Justice, or Adalat, is an usool-e-deen, one of the five integral roots upon which Islam stands and flourishes. There are several verses in the Quran that emphasize and instruct us on dealing with others fairly:
“… Be persistently standing firm in justice, witnesses for God, even if it be against yourselves or parents and relatives. Whether one is rich or poor, Allah is more worthy of both.” (4:135)
“And establish weight in justice and do not make deficient the balance.” (55:9)

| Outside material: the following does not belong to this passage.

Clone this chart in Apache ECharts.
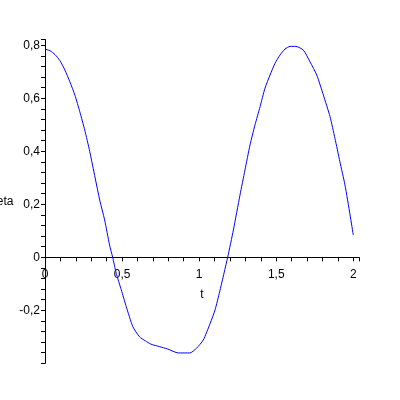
<!DOCTYPE html>
<html>
<head>
<meta charset="utf-8">
<script src="https://cdn.jsdelivr.net/npm/echarts@6/dist/echarts.min.js"></script>
<style>
  html, body { margin: 0; padding: 0; background: #fff; }
  #plot { width: 400px; height: 400px; }
</style>
</head>
<body>
<div id="plot"></div>
<script>
// t values and theta values
var tValues = [0, 0.032, 0.065, 0.097, 0.129, 0.161, 0.194, 0.226, 0.258, 0.29,
  0.355, 0.387, 0.419, 0.439, 0.462, 0.495, 0.527, 0.57, 0.613, 0.65,
  0.688, 0.742, 0.795, 0.865, 0.94, 0.983, 1.027, 1.071, 1.103, 1.133,
  1.185, 1.222, 1.265, 1.297, 1.33, 1.362, 1.395, 1.427, 1.46, 1.492,
  1.524, 1.557, 1.59, 1.628, 1.676, 1.719, 1.763, 1.806, 1.849, 1.881,
  1.913, 1.946, 1.979, 2.0];
var thetaValues = [0.785, 0.78, 0.765, 0.742, 0.707, 0.663, 0.612, 0.549, 0.48, 0.40,
  0.216, 0.141, 0.046, 0, -0.06, -0.123, -0.186, -0.262, -0.3, -0.315,
  -0.328, -0.337, -0.346, -0.361, -0.361, -0.343, -0.312, -0.25, -0.199, -0.13,
  0, 0.103, 0.235, 0.329, 0.424, 0.499, 0.568, 0.638, 0.688, 0.732,
  0.763, 0.786, 0.796, 0.796, 0.782, 0.738, 0.688, 0.612, 0.531, 0.449,
  0.361, 0.273, 0.16, 0.084];
var xLabelStep = 0.5;
var yLabelStep = 0.2;

var points = tValues.map(function (t, i) { return [t, thetaValues[i]]; });

function commaLabel(step) {
    return function (v) {
        var k = v / step;
        if (Math.abs(k - Math.round(k)) > 1e-6) return '';
        return String(+v.toFixed(2)).replace('.', ',');
    };
}

var yMin = -0.4, yMax = 0.822;
var gridTop = 39.5, gridBottom = 36.7;
var plotH = 400 - gridTop - gridBottom;
// move the t axis up to theta = 0 (labels go with it)
var zeroOffset = -plotH * (0 - yMin) / (yMax - yMin);

var myChart = echarts.init(document.getElementById('plot'));
myChart.setOption({
    animation: false,
    textStyle: { fontFamily: 'Liberation Sans' },
    grid: { left: 45, right: 41, top: gridTop, bottom: gridBottom, containLabel: false, outerBoundsMode: 'none' },
    xAxis: {
        type: 'value',
        min: 0,
        max: 2.037,
        interval: 0.1,
        offset: zeroOffset,
        name: 't',
        nameLocation: 'middle',
        nameGap: 31,
        nameTextStyle: { color: '#000', fontSize: 12 },
        axisLine: { onZero: false, lineStyle: { color: '#000', width: 1 } },
        axisTick: { show: true, length: 4, lineStyle: { color: '#000' } },
        axisLabel: {
            color: '#000', fontSize: 12, margin: 11,
            showMinLabel: true, showMaxLabel: true,
            formatter: commaLabel(xLabelStep)
        },
        splitLine: { show: false }
    },
    yAxis: {
        type: 'value',
        min: yMin,
        max: yMax,
        interval: 0.04,
        name: 'theta',
        nameLocation: 'middle',
        nameRotate: 0,
        nameGap: 31,
        nameTextStyle: { color: '#000', fontSize: 12 },
        axisLine: { show: true, lineStyle: { color: '#000', width: 1 } },
        axisTick: { show: true, length: 4, lineStyle: { color: '#000' } },
        axisLabel: {
            color: '#000', fontSize: 12, margin: 5,
            formatter: function (v) {
                if (v < -0.3) return '';
                return commaLabel(yLabelStep)(v);
            }
        },
        splitLine: { show: false }
    },
    series: [{
        type: 'line',
        data: points,
        showSymbol: false,
        smooth: 0.2,
        lineStyle: { color: '#0000ff', width: 1 }
    }]
});
</script>
</body>
</html>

Many communities write areezas around the time of the Imam (ajtf)’s birth anniversary, the 15th of Shaban. In these letters, they express their hopes and desires to the Imam, not only for their own personal lives, but also for the lives of others who are suffering and experiencing oppression in different ways. But celebrating the Imam, reciting prayers, sending him letters, and awaiting his reappearance are only small steps towards becoming his and Islam’s ambassadors. To really believe in and be a part of his mission means to imbue those qualities in ourselves today. To think about what justice looks like today. To raise our voices today. And to act with justice in everything thing we do – from the way we interact in businesses and relationships to whether we choose to remain passive in a situation that demands our action.
The Zahra(s) Trust Canada was established on the basis of serving humanity to provide the less fortunate with a chance to thrive, a chance at more equitable opportunities. This is how we are acting alongside the Imam (ajtf) towards justice today. How will YOU act for justice?